The KH4 and the KAMAX are similar in that dual controls are not on the factory Options List. The first time you fly it is your first solo flight and training is always done in a commiserate type. In those days recurrent training for bush pilots was rare. You were expected to learn by osmosis and learn fast. One afternoon in the middle of nowhere, myself and another pilot were swatting flies when the Chief Pilots (CP) ute roared up in a cloud of red dust. Quickly up off our arses we were stunned to learn someone [probably CASA] had inspired him to do some training and I quickly volunteered to go in second place. The plan was to take an hours fuel and head out for Confined Area practice with the CP positioned in the right hand rear seat to shout misery and abuse. They disappeared into the bush and one hour became two and I knew something was amiss. I was heading for the ute to raise the alarm when in the distance I heard what sounded exactly like a street sweeping machine and the kwaka appeared above the escarpment in an apparent state of imbalance. It was a blurred 3D picture, jumping vertically and laterally at the same time as it struggled around a right hand turn and settled roughly in the grass. The CP was out before it hit the ground and stormed past to the ute swearing his nut off. As the blades coasted down my colleague sat slumped with helmet bowed and the source of the noise and vibration was revealed. The outboard two feet of both blades were avocado green and smashed flat with the leading edge splayed out like a wine glass. The leading edge presented a perfect 90 degrees to the plane of rotation and yet somehow the kwaka could still fly.

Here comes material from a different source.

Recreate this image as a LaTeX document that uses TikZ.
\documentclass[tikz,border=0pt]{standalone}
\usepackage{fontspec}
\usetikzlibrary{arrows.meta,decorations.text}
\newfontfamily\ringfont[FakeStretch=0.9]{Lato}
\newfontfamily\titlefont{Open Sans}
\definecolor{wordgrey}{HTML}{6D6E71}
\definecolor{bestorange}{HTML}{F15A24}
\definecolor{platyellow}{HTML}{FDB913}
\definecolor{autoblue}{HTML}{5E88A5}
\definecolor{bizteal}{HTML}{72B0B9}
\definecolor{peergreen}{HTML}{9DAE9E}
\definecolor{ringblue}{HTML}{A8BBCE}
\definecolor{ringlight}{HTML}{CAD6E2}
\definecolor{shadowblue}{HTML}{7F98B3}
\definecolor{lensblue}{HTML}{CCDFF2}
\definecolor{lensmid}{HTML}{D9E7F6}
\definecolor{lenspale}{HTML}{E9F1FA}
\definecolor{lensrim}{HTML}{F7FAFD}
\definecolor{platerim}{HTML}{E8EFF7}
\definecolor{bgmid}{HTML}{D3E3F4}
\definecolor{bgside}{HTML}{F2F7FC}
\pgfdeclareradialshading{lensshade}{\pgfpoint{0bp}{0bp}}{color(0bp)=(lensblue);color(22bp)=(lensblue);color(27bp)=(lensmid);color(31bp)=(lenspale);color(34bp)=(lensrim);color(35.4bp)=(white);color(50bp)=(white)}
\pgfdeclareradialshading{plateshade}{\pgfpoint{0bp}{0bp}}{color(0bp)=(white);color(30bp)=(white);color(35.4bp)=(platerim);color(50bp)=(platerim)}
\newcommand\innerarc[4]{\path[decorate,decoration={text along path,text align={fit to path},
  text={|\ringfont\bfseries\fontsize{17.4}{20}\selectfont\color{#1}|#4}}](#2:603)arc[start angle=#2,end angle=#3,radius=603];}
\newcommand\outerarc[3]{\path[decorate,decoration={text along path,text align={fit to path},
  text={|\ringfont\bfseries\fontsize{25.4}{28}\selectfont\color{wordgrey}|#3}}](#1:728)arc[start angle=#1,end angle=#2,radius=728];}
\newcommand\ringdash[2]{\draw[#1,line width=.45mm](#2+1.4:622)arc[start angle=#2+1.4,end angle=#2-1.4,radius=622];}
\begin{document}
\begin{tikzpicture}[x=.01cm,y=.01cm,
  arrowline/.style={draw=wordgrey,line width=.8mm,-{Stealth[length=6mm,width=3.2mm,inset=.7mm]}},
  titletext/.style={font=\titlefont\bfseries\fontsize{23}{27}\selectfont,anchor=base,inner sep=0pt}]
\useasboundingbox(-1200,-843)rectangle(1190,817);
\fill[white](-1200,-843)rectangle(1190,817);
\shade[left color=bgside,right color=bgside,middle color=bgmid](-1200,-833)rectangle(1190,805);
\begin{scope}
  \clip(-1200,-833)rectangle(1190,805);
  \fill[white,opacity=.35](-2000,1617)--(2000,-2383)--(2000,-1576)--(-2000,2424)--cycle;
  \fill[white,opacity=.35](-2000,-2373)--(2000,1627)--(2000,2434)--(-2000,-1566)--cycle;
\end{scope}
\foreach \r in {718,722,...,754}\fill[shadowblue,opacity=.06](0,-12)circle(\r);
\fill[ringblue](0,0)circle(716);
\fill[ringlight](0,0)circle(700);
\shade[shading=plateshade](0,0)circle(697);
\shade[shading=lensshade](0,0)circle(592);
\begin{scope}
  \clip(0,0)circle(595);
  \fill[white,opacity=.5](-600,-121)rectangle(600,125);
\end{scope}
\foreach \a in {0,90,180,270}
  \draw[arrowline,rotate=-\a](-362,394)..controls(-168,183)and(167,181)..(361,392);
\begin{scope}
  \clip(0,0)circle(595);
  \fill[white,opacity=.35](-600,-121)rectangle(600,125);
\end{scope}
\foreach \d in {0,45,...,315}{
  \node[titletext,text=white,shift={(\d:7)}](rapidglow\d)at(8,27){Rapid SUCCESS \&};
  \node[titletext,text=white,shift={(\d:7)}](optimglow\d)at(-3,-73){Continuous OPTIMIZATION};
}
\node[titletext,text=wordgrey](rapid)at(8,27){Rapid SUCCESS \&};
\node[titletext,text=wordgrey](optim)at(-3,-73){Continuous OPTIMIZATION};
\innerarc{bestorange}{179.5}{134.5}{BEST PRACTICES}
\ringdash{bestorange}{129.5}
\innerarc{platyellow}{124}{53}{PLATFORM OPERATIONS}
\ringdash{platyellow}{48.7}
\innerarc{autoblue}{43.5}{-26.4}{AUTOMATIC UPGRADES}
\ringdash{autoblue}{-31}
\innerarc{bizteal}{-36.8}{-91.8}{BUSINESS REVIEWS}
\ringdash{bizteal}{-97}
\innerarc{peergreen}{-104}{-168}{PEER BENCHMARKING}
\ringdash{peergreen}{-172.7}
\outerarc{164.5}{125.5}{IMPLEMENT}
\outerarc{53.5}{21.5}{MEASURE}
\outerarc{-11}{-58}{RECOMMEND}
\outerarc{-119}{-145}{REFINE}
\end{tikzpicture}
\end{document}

As it happened the CP curtly instructed the pilot to do a confined area and pointed out a clearing. A nuance of Australian Bush flying is that clearings big enough for KH4 are rare. The Eucalyptus trees grow just far enough apart that you think you can squeeze in but one can fly for miles before finding a clearing big enough. This clearing was shaped like a dumbbell and the pilot shot his approach to the nearest dumbbell. Upon successfully making it into the hover, the CP keyed the mike and chastised him for not landing in the other clearing – the one he had pointed out. Eager to please, the pilot quickly decided to hover through the gap to the other clearing and that is when the kwaka attacked the gum tree.

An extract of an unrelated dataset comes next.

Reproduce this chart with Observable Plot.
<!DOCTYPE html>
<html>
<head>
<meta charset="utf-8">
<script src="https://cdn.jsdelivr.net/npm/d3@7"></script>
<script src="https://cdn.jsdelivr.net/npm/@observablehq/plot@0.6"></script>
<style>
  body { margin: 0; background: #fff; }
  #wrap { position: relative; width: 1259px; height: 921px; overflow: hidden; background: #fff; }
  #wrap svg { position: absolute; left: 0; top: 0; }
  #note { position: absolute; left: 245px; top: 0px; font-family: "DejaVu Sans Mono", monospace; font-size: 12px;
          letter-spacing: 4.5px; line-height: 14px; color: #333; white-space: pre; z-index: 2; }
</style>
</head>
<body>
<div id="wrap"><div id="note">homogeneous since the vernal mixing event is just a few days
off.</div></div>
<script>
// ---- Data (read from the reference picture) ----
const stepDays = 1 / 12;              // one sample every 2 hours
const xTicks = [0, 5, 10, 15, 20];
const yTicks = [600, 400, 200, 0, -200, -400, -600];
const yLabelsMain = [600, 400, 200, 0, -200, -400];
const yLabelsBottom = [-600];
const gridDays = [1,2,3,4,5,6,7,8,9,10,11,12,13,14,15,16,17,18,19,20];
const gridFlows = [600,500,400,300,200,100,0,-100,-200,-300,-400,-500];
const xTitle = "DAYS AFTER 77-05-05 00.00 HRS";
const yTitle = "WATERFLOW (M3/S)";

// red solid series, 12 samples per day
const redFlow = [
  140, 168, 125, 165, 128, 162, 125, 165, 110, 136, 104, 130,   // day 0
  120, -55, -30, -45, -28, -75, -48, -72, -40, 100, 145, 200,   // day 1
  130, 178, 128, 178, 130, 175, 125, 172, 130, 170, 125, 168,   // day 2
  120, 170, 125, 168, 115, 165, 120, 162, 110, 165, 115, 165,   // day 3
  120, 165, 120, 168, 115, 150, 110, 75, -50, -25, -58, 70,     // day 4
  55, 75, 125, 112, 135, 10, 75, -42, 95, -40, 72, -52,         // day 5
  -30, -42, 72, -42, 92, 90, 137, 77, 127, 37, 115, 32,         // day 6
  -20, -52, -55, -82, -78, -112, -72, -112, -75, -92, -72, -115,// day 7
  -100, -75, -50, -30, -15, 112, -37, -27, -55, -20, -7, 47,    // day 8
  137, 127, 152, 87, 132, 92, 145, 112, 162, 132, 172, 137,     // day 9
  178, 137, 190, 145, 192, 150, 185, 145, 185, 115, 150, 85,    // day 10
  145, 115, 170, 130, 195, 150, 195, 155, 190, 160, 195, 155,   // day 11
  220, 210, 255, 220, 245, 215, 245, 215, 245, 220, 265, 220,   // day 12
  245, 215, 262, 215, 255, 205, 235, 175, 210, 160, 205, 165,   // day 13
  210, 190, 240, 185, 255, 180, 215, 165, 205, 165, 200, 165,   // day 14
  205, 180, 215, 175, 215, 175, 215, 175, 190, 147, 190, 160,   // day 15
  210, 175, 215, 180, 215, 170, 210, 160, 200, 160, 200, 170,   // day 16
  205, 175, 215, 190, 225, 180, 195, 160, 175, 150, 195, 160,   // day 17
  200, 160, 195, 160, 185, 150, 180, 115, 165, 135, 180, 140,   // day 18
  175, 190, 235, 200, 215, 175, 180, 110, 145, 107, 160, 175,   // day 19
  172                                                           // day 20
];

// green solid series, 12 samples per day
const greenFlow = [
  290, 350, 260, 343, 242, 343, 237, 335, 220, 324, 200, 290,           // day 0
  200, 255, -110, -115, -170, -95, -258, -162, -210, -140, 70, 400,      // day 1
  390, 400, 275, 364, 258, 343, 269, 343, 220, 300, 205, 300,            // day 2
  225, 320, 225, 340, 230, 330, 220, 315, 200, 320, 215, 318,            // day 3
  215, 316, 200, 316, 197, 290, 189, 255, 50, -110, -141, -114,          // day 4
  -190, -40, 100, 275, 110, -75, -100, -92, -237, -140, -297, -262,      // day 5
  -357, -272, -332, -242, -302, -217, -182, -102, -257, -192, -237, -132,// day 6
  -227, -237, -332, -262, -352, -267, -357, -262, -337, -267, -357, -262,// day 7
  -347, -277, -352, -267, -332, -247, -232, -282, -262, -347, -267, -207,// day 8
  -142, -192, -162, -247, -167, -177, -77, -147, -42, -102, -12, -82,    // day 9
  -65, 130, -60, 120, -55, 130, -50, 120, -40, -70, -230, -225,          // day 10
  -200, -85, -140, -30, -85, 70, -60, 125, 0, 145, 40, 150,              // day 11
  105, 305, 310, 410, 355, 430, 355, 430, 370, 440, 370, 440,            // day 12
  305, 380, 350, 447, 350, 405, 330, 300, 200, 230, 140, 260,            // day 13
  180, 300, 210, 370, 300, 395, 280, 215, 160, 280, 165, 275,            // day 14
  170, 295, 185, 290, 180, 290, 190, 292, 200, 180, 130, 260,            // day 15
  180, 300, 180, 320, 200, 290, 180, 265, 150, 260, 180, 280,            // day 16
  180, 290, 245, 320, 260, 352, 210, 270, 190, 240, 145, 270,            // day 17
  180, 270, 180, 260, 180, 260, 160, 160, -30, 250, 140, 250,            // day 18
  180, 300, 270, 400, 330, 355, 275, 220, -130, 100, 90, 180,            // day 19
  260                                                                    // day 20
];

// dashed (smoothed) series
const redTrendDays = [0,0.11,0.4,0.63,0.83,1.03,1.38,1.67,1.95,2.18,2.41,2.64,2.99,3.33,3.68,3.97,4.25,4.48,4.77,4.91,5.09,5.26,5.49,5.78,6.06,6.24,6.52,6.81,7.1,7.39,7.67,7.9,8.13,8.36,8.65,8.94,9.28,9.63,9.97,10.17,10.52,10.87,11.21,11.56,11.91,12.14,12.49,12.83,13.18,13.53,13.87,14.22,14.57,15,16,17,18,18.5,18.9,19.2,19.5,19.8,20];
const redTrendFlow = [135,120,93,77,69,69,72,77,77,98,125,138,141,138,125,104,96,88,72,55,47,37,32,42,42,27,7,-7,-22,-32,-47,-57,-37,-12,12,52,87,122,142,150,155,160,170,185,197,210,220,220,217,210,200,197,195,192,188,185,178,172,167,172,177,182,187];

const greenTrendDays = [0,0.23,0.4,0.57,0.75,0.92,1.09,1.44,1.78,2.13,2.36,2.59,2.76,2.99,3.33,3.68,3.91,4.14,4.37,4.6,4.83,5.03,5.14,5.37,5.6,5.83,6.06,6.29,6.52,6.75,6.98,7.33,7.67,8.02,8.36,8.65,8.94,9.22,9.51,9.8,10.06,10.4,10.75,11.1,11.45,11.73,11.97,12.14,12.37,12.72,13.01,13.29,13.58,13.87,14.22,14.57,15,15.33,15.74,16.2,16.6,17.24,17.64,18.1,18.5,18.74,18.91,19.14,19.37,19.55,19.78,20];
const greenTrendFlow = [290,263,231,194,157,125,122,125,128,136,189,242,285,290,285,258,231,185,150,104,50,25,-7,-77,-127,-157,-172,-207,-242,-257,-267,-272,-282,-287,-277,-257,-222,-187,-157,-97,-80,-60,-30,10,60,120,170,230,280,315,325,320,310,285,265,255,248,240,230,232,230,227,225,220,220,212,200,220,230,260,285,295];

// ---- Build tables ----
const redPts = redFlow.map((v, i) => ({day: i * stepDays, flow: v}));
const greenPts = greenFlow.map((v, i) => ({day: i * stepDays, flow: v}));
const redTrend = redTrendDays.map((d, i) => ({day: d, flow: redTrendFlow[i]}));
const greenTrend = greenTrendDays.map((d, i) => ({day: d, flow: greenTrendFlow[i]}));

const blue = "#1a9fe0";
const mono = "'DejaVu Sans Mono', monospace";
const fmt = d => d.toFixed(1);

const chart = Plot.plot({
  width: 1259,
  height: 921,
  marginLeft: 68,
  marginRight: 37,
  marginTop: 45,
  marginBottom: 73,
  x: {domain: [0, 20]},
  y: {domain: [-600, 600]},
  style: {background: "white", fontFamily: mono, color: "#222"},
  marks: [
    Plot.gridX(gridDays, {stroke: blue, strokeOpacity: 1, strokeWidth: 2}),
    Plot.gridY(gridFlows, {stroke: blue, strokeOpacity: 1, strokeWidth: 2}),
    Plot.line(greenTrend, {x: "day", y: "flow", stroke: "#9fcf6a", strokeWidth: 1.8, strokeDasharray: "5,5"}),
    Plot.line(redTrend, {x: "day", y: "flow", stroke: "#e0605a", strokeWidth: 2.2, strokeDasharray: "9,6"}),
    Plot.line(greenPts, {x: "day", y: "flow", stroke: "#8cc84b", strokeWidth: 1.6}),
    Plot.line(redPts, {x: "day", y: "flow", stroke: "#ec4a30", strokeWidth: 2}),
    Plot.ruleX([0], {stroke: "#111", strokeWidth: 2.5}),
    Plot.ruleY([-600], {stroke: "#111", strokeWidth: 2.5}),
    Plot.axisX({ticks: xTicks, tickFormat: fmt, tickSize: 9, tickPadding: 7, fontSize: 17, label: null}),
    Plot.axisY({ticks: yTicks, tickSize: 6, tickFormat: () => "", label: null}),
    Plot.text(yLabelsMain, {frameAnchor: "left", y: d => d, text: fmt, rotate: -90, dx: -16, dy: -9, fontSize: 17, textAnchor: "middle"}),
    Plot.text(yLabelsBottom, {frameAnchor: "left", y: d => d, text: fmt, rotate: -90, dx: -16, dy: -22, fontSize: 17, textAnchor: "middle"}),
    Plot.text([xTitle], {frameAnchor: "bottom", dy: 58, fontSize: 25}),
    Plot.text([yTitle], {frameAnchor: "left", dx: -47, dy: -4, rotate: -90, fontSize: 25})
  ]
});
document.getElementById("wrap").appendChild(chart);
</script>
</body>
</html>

The pilot said it was like dropping a piece of celery into a blender as the kwaka cleanly smashed the trunk and foliage that followed into neat one foot lengths. From that point a risk versus rewards analysis was carried out and it was decided to fly home since nobody knew exactly where they were, there was no sat phone, no radio comm’s or survival equipment and they just might have been in a national park…

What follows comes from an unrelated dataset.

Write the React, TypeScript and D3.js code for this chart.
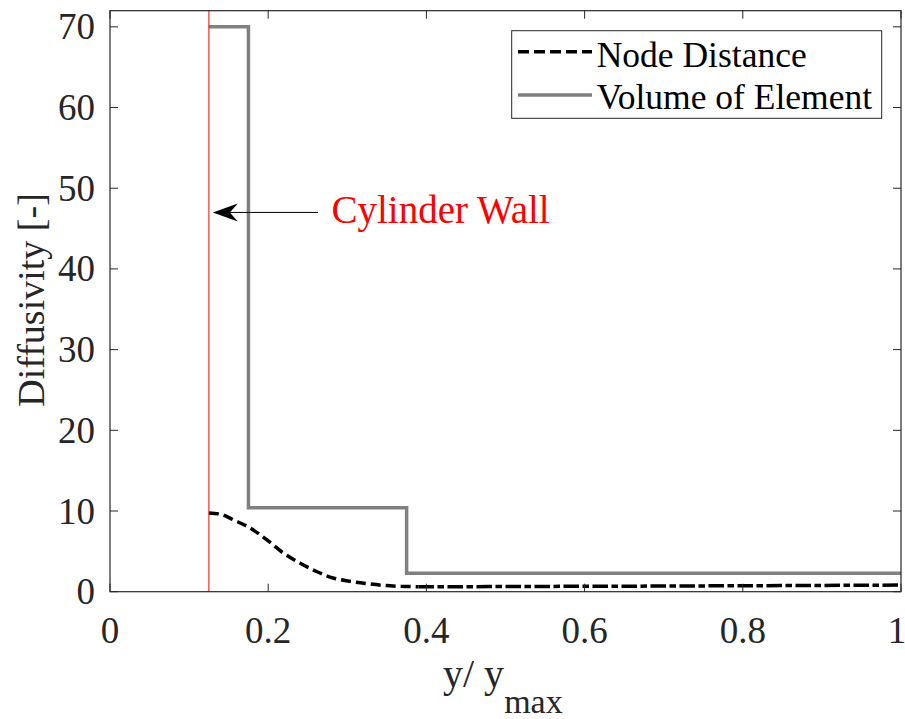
import React from "react";
import * as d3 from "d3";

const W = 905;
const H = 719;
const M = { left: 110, right: 4, top: 10.7, bottom: 127 };

const xTicks = [0, 0.2, 0.4, 0.6, 0.8, 1];
const xTickLabels = ["0", "0.2", "0.4", "0.6", "0.8", "1"];
const yTicks = [0, 10, 20, 30, 40, 50, 60, 70];
const yTickLabels = ["0", "10", "20", "30", "40", "50", "60", "70"];

const nodeX = [0.125, 0.14, 0.156, 0.177, 0.198, 0.219, 0.24, 0.261, 0.282, 0.303, 0.325, 0.346, 0.368, 0.39, 0.45, 0.5, 0.6, 0.7, 0.8, 0.9, 1.0];
const nodeY = [9.75, 9.6, 8.9, 7.9, 6.45, 4.8, 3.55, 2.5, 1.7, 1.3, 1.0, 0.78, 0.66, 0.62, 0.62, 0.64, 0.67, 0.7, 0.74, 0.78, 0.82];

const volX = [0.125, 0.175, 0.375, 1.0];
const volY = [70, 10.4, 2.3, 2.3];

const wallX = 0.125;
const arrowTip = [0.13, 47];
const arrowTail = [0.263, 47];

const seriesNames = ["Node Distance", "Volume of Element"];

const FONT = '"Liberation Serif", "Times New Roman", Times, "DejaVu Serif", serif';

export default function App() {
  const x = d3.scaleLinear().domain([0, 1]).range([M.left, W - M.right]);
  const y = d3.scaleLinear().domain([0, 72]).range([H - M.bottom - 0.3, M.top]);
  const x0 = M.left, x1 = W - M.right, y0 = H - M.bottom - 0.3, y1 = M.top;

  const nodePts = nodeX.map((v, i) => [v, nodeY[i]] as [number, number]);
  const splitIdx = nodeX.indexOf(0.39);
  const curvePart = nodePts.slice(0, splitIdx + 1);
  const tailPart = nodePts.slice(splitIdx);
  const lineGen = d3.line<[number, number]>().x(d => x(d[0])).y(d => y(d[1])).curve(d3.curveMonotoneX);
  const volPts = volX.map((v, i) => [v, volY[i]] as [number, number]);
  const stepGen = d3.line<[number, number]>().x(d => x(d[0])).y(d => y(d[1])).curve(d3.curveStepAfter);

  const axisColor = "#262626";
  const tickLen = 8;

  const tipX = x(arrowTip[0]), tipY = y(arrowTip[1]);
  const tailX = x(arrowTail[0]);
  const ts = { fontFamily: FONT } as React.CSSProperties;

  return (
    <svg width={W} height={H} style={{ position: "absolute", left: 0, top: 0, background: "#fff", fontFamily: FONT }}>
      <rect x={0} y={0} width={W} height={H} fill="#fff" />
      {/* series */}
      <path d={stepGen(volPts) || ""} fill="none" stroke="#808080" strokeWidth={3.5} />
      <path d={lineGen(curvePart) || ""} fill="none" stroke="#000" strokeWidth={3.5} strokeDasharray="10,5" />
      <path d={lineGen(tailPart) || ""} fill="none" stroke="#000" strokeWidth={3.5} strokeDasharray="15.5,3.5,6.5,3.5" />
      {/* wall */}
      <line x1={x(wallX)} x2={x(wallX)} y1={y0} y2={y1} stroke="#ff0000" strokeWidth={1} />
      {/* arrow */}
      <line x1={tailX} x2={tipX + 10} y1={tipY} y2={tipY} stroke="#000" strokeWidth={1} />
      <path d={`M${tipX},${tipY} L${tipX + 25},${tipY - 9} L${tipX + 17},${tipY} L${tipX + 25},${tipY + 9} Z`} fill="#000" />
      <text style={ts} x={331.5} y={tipY + 11} fill="#ff0000" fontSize={39}>Cylinder Wall</text>
      {/* axes box */}
      <rect x={x0} y={y1} width={x1 - x0} height={y0 - y1} fill="none" stroke={axisColor} strokeWidth={1.2} />
      {xTicks.map((t, i) => (
        <g key={"xt" + i}>
          <line x1={x(t)} x2={x(t)} y1={y0} y2={y0 - tickLen} stroke={axisColor} strokeWidth={1} />
          <line x1={x(t)} x2={x(t)} y1={y1} y2={y1 + tickLen} stroke={axisColor} strokeWidth={1} />
          <text style={ts} x={i === xTicks.length - 1 ? x(t) - 4 : x(t)} y={642.5} textAnchor="middle" fontSize={37} fill={axisColor}>{xTickLabels[i]}</text>
        </g>
      ))}
      {yTicks.map((t, i) => (
        <g key={"yt" + i}>
          <line x1={x0} x2={x0 + tickLen} y1={y(t)} y2={y(t)} stroke={axisColor} strokeWidth={1} />
          <line x1={x1} x2={x1 - tickLen} y1={y(t)} y2={y(t)} stroke={axisColor} strokeWidth={1} />
          <text style={ts} x={95} y={y(t) + 12.5} textAnchor="end" fontSize={37} fill={axisColor}>{yTickLabels[i]}</text>
        </g>
      ))}
      {/* axis labels */}
      <text style={ts} x={443} y={686.5} fontSize={40} fill={axisColor}>
        y/ y<tspan dy={26} fontSize={34}>max</tspan>
      </text>
      <text style={ts} transform={`translate(44,300) rotate(-90)`} textAnchor="middle" fontSize={38} fill={axisColor}>Diffusivity [-]</text>
      {/* legend */}
      <rect x={511.7} y={30.7} width={370} height={87.6} fill="#fff" stroke={axisColor} strokeWidth={1} />
      <line x1={518} x2={592} y1={51.7} y2={51.7} stroke="#000" strokeWidth={3.5} strokeDasharray="11,5" />
      <line x1={518} x2={592} y1={95} y2={95} stroke="#808080" strokeWidth={3.5} />
      <text style={ts} x={596.7} y={66.7} fontSize={35.5} fill="#000">{seriesNames[0]}</text>
      <text style={ts} x={596.7} y={108.5} fontSize={35.5} fill="#000">{seriesNames[1]}</text>
    </svg>
  );
}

About three hours later, the work ute roared into the carpark in a cloud of red dust with two Main Rotor Blades bouncing on the ladder rack. They had been healing themselves of old age behind the hangar but were promptly installed and we were back in business. It was about three months later that I learned what a Sudden Stoppage Inspection was and why they were critical… but that’s a story for another time.